Let me be clear: that’s a brutal offseason. But the point is that the Bryant tender decision could wind up, in isolation, being the central thing for the financial component of the Cubs’ offseason. Thinking about the player, his importance to the organization over the last six years, and his upside … boy does that suck. It sucks that circumstances and a very down season and some injuries have all conspired to make non-tendering Kris freaking Bryant even a conversation. But it is.
The fact that it’s a conversation now makes it all the more likely that the primary focus of the next month for the Cubs is going to be to find a trade partner that wants Bryant for one year at his expected arbitration salary of $19-$20 million-ish. In a normal environment, even coming off a down year, the [Josh Donaldson one-year, $23 million] example illustrates that Bryant would definitely have some meaningful trade value. But when every team is gonna be trying to cut salary? It’s a tall ask to take on $20 million AND give up a quality return. (That’s why I tend to think if Bryant is traded, it’s probably not going to be for impact prospects. Instead, it could be for some big league piece(s), maybe that have a smaller salary, and maybe that are controllable for longer but need even more of a bounce-back/breakthrough.)
Your only real alternative here is the sides getting together on an extension – backloaded to accommodate the financial situation, but large enough to justify Bryant not wanting a chance to bounce back in 2021 before hitting the market. I tend to think that’s pretty darn unlikely on both sides, though. Again, it sucks that the most realistic outcome in all of this is Bryant departing this offseason rather than signing an extension, but that’s where things are.
So, then, we circle back to the possibility that, if trade talks prove futile over the next month, the Cubs will have to decide to either drop a huge chunk of salary (and reap the risk that Bryant has a tremendous 2021 season – not exactly far-fetched!), or to keep one of their best players and “risk” the cost.
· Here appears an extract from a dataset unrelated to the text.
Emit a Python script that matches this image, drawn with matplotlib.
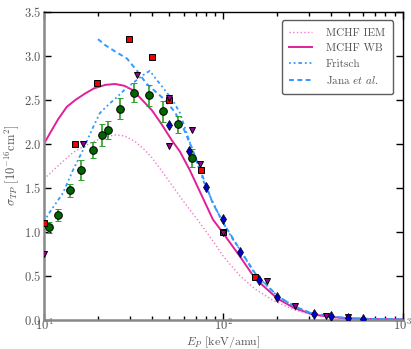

As we sit here today, my gut says the Cubs will work very hard to trade Bryant for whatever they can get, and failing that before the December 2 tender deadline, they will tender Bryant a contract. That might mean the offseason is just as slow and tight as ever, but the potential for Bryant to be great in 2021 – either in a competitive year, or as a trade candidate at the Deadline – is too significant to just give him away for nothing. Yes, even knowing that the budget may have to be squeezed in other places.